Nigeria’s oil exports under threat from theft crackdown
Nigeria’s latest effort to combat theft could imperil its oil income lifeline, compounding the damage the crude price fall has done to its finances, access to dollars and imports.
Oil traders and shipping brokers said a newly implemented “letter of comfort” requirement under which vessel owners must sign a guarantee that their ships will not be used for theft has made it more difficult and expensive to load Nigerian crude, putting some buyers off.
A copy of the letter draft seen by Reuters asked vessel owners to “guarantee to indemnify” the government and national oil company NNPC against any illicit use of their vessel, which led some owners to reject pending bookings. Traders say others are refusing future requests for now.
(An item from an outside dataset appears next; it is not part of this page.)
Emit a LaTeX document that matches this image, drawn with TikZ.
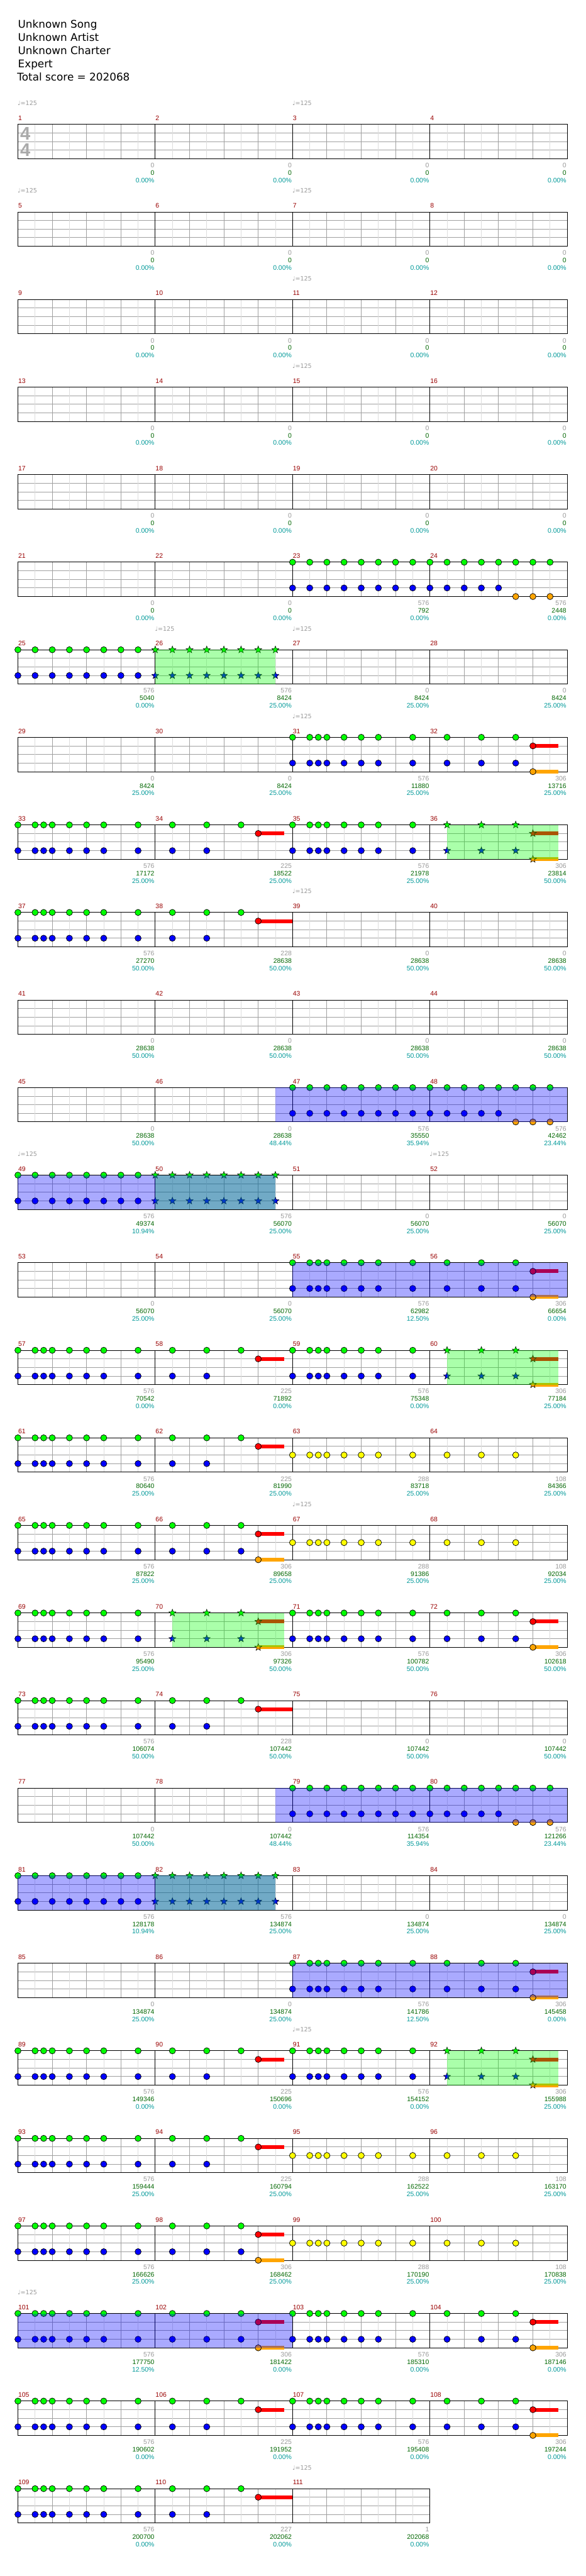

“Nobody is coming forward for offering the vessel and whoever is willing to go to Nigeria is asking exorbitant rates,” said K. Namdeo, head of refineries at India’s HPCL, adding they would “be cautious in future” about buying Nigerian crude.
Tanker owner Heidmar rejected an HPCL Nigerian fixture due to insurance concerns over the letter. Finding a replacement proved difficult. Provisional fixtures showed the MT Solana sailing to West Africa for HPCL, but the vessel turned away from Africa, according to tracking data, and is now en route to the Bahamas without oil.
Fixtures showed the refiner putting two Suezmax vessels on subjects for the journey, which typically adds to costs.
Some European buyers are also now treading carefully with Nigeria.
An oil trader for one Mediterranean refiner said they “will not touch a single drop of Nigeria crude until this matter on the letter of comfort is solved.”
BLANK CHEQUE
There is little disagreement that Nigeria needs to fight oil theft, which President Muhammadu Buhari has said siphons as much as 250,000 barrels per day (bpd) of crude of its nearly 2 million bpd of production.
Industry sources said an initial effort, the banning of roughly 100 oil tankers that came from Buhari’s office in July, was too blunt an instrument. But in lifting that ban earlier this month, it added the letter of comfort with immediate effect, which sources said applied to all vessels, creating a potentially bigger problem.
Oil tanker industry association INTERTANKO said the letter as drafted would give Nigerian authorities a “blank cheque” for any perceived violations.
“NNPC’s guarantee terms would allow the Nigerian authorities to impose an arbitrary penalty for breach of local law – of which owners might be unaware – and then demand an indemnity for their losses without the need to prove any loss,” said INTERTANKO’s General Counsel Michele White, adding “owners’ insurance would not respond to that.”
Shipping sources said that in addition to Heidmar, Asian companies China Shipping and AMCL will not call at Nigerian ports for the time being, nor will Greece’s Chandris.
None were able to comment immediately.
Other vessel owners are working around it with watered down language, traders said. But it has contributed to a marked rise in freight; the cost of booking a Suezmax tanker from West Africa to the United States spiked by 80 cents late last week to $2.75 per barrel, according to JBC Energy.
Rates for Very Large Crude Carriers (VLCCs) to Asia rose by 20 cents to around $3.40 per barrel.
The increase could deter buyers.
“It’s making the arbitrage less workable,” said Eugene Lindell, JBC’s senior crude market analyst. “This ultimately means the crude prices would have to be depressed so you can shift the barrels.”
For Nigeria this is a serious concern. The October loading programme was its highest of the year, and its price differentials to benchmark dated Brent had begun to rebound on the back of European and U.S. buying.
In a country staring down a potential oil price collapse-induced recession, any hit to income is a problem.
“The revenue impact will be significant,” said Dolapo Oni, head of energy research with pan-African lender Ecobank. “Due to the expensive freight, we are likely to see differentials weaken considerably, which means we could have lower revenue than normal.”